Speaking of which, I’ve been writing around Barry Allen so far, because it’s hard to know what to make of him at this juncture. “The Scientist” doesn’t bother pretending that he’s just another guest star, and that fact becomes clear at his introduction, as the show follows his rain-soaked journey from the train station long before it explains who he is. Barry is allowed to usurp Oliver’s usual place for much of the episode, as he becomes the new object of Felicity’s terminally awkward affections and shows off his own brilliance when he explains what really happened during the robbery. This is a calculated gamble, as the audience has had a season and a half to establish a bond with Oliver, so it can be off-putting to see some interloper step in and outsmart the show’s normal star. Fortunately, Oliver doesn’t waste much time in regaining the upper hand; after all, he quickly works out that Barry isn’t telling the whole truth about why he’s in Starling City, and Oliver does have some prior experience with this impossible scenario from his time on the island. Perhaps most importantly, Oliver gets to mock how ridiculously young Barry looks on multiple occasions. Yes, it makes the Arrow look like a bit of a dick, but it’s an amusing way of reinforcing that this is still Oliver’s show, and he’s still the only serious crime-fighter around, at least for now.
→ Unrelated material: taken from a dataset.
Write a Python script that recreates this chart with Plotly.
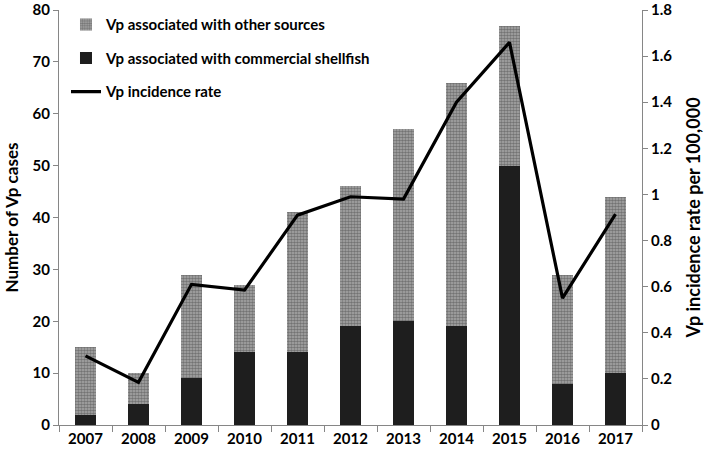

Indeed, the immediate question is how Oliver and Arrow in general are going to deal with the emergence of superpowered foes in both the past and the present. In Oliver’s two tussles with Brother Blood’s henchman, the show does a creditable job upping the brutality of the fights without breaking the suspension of disbelief; the moment when Oliver is thrown several feet into the air looks great even before the show’s limited budget is factored in. It’s also reassuring that Oliver is not completely outmatched by his foe, even if he does end the episode at the brink of death. The initial fight in cabin of the speeding truck indicates that Oliver is a cunning enough fighter that he can compensate for his lack of enhanced abilities. The acknowledgment that he took on such foes on the island and emerged victorious is a clever touch, as it allows Oliver to maintain a relatively powerful position within the show’s narrative logic, even if he can’t punch through solid steel walls. “The Scientist” might represent a brave new world for the show, but it’s something Oliver already has years of experience with. Now it’s just a question of whether he will make it through the night, and there’s no better way to initiate Barry into the inner circle of the Arrow universe than by saving Oliver’s life.


Stray observations:

  • For more proof that Oliver is still very much in charge of his own show, the guy shot an arrow through Roy’s leg to keep him from interfering. This might be a kinder, gentler vigilante this season, but he doesn’t mess around when it comes to interference from amateurs—particularly when said amateur is his sister’s boyfriend.
  • The show dispenses with Malcolm Merlyn for the time being, as Moira apparently uses the mention of Nanda Parbat to figure out just who might be looking for Malcolm, and so she forces him to go on the run from Ra’s al Ghul. Her knowledge of the League of Assassins is either a weird bit of plotting or a hint that Moira knows far, far more about the criminal underworld than we already thought she did. In any event, I’m curious to see where Malcolm and Moira’s story is going, even if I’m pretty sure it’s going on a little break.
  • Oh, hey, Slade Wilson died, I guess. Actually, I’m certain he didn’t die, and not just because he’s noted comic book character Slade Wilson—a character famous for his healing factor, no less—or the fact that the show would never kill off a major character so offhandedly in a table-setting episode. No, I’m certain because present-day Sara previously asked Oliver what became of Slade, which would seem to prove he comes back. So I somehow doubt we’ve seen the last of Manu Bennett, which is never a bad thing… even if it apparently means we’re in for a deeply weird love triangle (or quadrangle, possible) when he wakes up.